Wednesday, May 16, 2007

AL vs. NL - regression towards the mean...

I agree with BrandX that the AL is better than the NL. This was one reason I was concerned about acquiring Brian Bannister. His only starts came last year with the Mets, and while he pitched well early on, he stumbled late (after his injury) and had an ERA around 4 in the NL.

He has proven me wrong (sort of). I am concerned about Bannister's long term future with the Royals, though it is tempered by strong feelings of hope as he continues to keep the Royals in each of his starts. What concerns me is his career K:BB ratio. It isn't very good, and last night, he continued his trend, (3K:3BB). For the season, he has 10 KK:9BB. This is a horrid ratio; average to good pitchers usually have 2:1 or 3:1, K:BB walk ratio, while great pitchers, obviously have a bit higher. Bannister sits at a 1:1 ratio, and for his career, has 29K, 31BB. Though this year, he is a scootch better than league average for earned runs (Bannister - 4.15, League Average - 4.16). At some point, I get the feeling he will start getting burned as AL pitchers figure him out, unless he has (or develops) an out pitch. Thus far, he has been masterful at getting double plays, he needs to lower his WHIP (1.43) and BAA (.259). For comparisons sake, Gil has a 1.19 WHIP, and .250 BAA. It's a slight difference, but WHIP can be a telling indicator of a pitcher's ability.

WHIP - Walks + Hits per 9 IP

Looking at Bannister, we can see that he gives up about one and a half hits and walks per inning pitched. A bit dangerous.
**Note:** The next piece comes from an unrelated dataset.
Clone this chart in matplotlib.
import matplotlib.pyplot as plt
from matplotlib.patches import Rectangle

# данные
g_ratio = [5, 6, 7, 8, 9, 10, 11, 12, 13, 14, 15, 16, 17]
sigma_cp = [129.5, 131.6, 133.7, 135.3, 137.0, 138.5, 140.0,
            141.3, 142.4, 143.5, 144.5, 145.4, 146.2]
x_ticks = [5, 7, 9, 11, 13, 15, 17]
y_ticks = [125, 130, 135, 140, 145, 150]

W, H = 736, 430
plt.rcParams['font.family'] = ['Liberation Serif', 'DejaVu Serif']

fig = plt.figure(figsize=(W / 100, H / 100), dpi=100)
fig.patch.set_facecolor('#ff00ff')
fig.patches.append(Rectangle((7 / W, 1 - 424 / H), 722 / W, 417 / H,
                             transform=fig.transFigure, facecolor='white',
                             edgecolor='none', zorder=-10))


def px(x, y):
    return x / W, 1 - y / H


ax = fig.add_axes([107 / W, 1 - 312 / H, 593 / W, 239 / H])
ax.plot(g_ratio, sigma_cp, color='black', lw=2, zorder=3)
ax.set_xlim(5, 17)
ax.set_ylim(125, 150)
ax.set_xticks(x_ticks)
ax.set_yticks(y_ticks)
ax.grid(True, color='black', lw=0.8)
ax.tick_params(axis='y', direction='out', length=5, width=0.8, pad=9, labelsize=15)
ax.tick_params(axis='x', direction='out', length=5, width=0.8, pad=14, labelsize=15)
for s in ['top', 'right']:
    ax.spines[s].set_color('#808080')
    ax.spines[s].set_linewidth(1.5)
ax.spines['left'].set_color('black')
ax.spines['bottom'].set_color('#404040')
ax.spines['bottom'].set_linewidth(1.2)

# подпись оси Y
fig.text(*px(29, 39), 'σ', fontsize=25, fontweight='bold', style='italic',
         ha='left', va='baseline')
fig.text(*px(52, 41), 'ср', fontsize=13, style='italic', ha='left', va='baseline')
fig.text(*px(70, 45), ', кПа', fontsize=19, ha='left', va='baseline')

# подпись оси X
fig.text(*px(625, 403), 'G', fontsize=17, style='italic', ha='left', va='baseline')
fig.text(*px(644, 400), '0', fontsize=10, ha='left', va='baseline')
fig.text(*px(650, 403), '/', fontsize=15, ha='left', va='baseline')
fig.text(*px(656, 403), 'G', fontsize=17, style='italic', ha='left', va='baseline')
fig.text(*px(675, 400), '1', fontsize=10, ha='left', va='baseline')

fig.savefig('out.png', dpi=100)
Regression towards the Mean:

I think it's interesting that when the Royals picked up Wellemeyer off waivers last year, he had a 6 or 7 ERA with the MARLINS. Proving everyone wrong (especially the NL to AL argument), he was a better pitcher against the AL (3+ ERA). This year, he seems to have regressed to his ability-level, as he was getting crushed each and every time he went out there. It is better that he is not on the team, but not b/c he is a bad pitcher. It's an important PR move. In the past, the Royals have stuck with bad pitchers and hitters b/t they had no one else. Well, clearly, we have no one else to really take his spot (though Dotel is coming!!), think Musser, Braun, etc. I'm not saying these aforementioned pitchers won't be decent to good ML pitchers, just not yet.
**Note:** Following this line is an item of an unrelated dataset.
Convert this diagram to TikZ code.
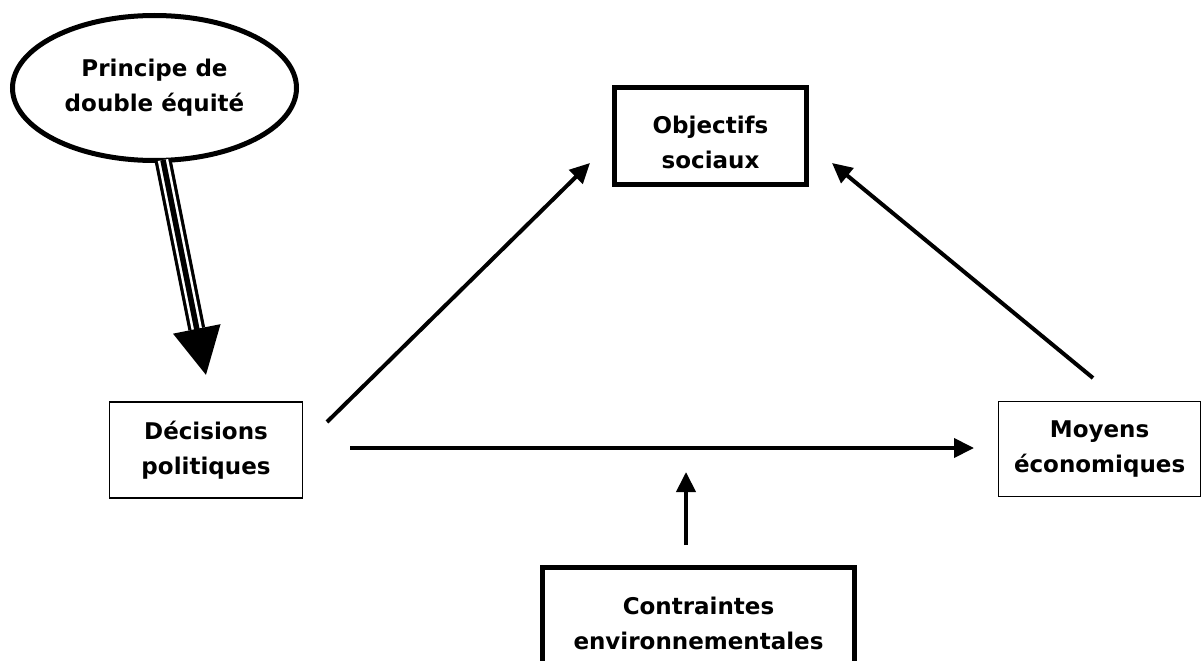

Having Wellemeyer on the team almost contradicts the great Meche move. We spend money to show that we want to win now, but we'll leave a guy like Wellemeyer on the team. For a team that is waaaay below .500, image and PR are important leading into next season's free agency. Getting rid of Wellemeyer and taking a few more losses won't change the overall image of Wins/Losses, but it will show that we won't keep crap on the team anymore. I think another boost to this team's image will be getting rid of Perez; though he is practically free, everyone loved the move last year (media, fans (myself included), etc.), he hasn't been very good. So either, he must be traded, dropped onto waivers, or continue his past couple starts with a better sinker to get guys out. I'm holding my breath on that last one though.

Anyone else find it amusing that Burgos isn't very good in the NL either? 4.15 ERA, maybe he has more potential, but in terms of upside, Bannister is a starter; Burgos will never be a starter and decent to good starters are a precious commodity, while relievers can be a dime a dozen. If Bannister makes his good starting a trend with 6-7 IP / outing, then I will finally be swayed that Bannister-Burgos was a legit trade. I think it was a good trade in the first place, b/c Burgos was a malcontent and a bad pitcher, but any Bannister success is added icing on the cake and fills a desperate need for the Royals.
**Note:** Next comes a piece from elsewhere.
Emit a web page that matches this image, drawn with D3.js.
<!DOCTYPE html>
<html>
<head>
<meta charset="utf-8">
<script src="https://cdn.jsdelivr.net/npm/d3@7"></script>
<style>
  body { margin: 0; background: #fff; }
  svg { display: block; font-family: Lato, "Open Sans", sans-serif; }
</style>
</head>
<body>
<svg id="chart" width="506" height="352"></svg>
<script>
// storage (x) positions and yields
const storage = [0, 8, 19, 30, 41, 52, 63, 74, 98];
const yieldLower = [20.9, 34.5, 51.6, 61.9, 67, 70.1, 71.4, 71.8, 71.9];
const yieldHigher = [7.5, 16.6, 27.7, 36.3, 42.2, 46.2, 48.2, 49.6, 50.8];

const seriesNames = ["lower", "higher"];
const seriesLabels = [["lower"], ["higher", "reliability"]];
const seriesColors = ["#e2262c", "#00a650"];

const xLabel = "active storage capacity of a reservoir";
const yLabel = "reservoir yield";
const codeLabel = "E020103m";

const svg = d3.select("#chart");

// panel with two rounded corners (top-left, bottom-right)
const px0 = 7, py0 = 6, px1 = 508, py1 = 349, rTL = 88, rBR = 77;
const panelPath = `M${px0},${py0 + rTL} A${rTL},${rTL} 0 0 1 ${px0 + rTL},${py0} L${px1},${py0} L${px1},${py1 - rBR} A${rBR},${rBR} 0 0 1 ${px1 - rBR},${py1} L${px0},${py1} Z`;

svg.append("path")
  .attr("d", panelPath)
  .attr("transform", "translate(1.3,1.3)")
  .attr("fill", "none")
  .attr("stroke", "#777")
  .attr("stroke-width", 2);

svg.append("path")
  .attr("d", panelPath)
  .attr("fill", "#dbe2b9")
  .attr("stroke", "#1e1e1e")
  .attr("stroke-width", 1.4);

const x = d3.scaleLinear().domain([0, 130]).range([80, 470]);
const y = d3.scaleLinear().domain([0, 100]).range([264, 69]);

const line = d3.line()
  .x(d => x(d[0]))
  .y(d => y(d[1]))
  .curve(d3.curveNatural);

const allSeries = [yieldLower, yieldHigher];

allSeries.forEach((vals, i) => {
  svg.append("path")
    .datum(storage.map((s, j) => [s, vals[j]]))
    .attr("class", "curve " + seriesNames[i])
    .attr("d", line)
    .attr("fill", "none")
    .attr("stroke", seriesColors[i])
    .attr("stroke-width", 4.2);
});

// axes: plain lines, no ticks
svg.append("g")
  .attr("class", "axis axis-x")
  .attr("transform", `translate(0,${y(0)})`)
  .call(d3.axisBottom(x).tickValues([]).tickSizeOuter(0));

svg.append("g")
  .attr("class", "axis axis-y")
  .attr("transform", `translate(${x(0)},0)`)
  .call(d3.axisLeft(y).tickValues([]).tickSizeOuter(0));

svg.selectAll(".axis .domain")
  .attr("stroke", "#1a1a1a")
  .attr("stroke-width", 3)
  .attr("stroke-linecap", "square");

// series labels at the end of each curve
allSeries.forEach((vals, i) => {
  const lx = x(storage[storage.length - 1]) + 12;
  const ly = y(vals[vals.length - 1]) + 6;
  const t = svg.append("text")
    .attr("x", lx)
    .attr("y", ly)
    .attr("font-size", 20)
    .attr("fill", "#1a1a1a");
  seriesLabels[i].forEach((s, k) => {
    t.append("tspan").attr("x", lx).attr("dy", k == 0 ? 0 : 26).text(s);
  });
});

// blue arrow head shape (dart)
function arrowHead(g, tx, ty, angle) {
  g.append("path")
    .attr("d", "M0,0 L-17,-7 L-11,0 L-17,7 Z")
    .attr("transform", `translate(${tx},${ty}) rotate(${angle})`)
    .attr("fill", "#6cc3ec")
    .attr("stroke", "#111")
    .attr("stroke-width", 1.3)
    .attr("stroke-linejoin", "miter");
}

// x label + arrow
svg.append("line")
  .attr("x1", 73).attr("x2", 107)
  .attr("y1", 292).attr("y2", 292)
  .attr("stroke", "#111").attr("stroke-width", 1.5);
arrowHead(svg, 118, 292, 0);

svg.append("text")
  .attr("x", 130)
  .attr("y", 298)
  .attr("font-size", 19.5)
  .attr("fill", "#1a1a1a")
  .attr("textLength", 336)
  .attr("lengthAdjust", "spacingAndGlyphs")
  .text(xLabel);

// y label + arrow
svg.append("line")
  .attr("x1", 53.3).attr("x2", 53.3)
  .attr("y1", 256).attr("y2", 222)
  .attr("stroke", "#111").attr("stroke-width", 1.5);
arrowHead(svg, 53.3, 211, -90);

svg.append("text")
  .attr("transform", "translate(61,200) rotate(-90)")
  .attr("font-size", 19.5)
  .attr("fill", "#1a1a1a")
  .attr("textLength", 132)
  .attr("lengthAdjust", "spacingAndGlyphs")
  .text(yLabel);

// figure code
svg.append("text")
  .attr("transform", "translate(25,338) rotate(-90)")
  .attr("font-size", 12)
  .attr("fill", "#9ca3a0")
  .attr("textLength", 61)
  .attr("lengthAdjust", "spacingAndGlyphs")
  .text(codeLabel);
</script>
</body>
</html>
Greinke is making me wet my pants. Literally. I don't know if he's just going to be inconsistent b/c he is young or if he really will be a better middle relief pitcher, but at this point, you have to leave the guy in when he's having this much success. Keep him in MR until an injury occurs, a demotion, or until next year's spring training. He has been absolutely dominant his last two appearances. Don't tamper with a good thing.

On the other hand, Soria's dominance has been waning, and that is b/c he's young. I'm ok with him being the closer until Dotel returns, and I'm ok with him taking over the role eventually (though I'd rather he be a SP), but doesn't experience count for something? Soria as a setup man, still gives him some experience late innings, but Dotel has been there, he's been a closer for 2 or 3 years, and if he's healthy, he's pretty dominant (remember spring training). This team truly cannot afford blown saves. We will lose enough games without a save situation for us to help the other team.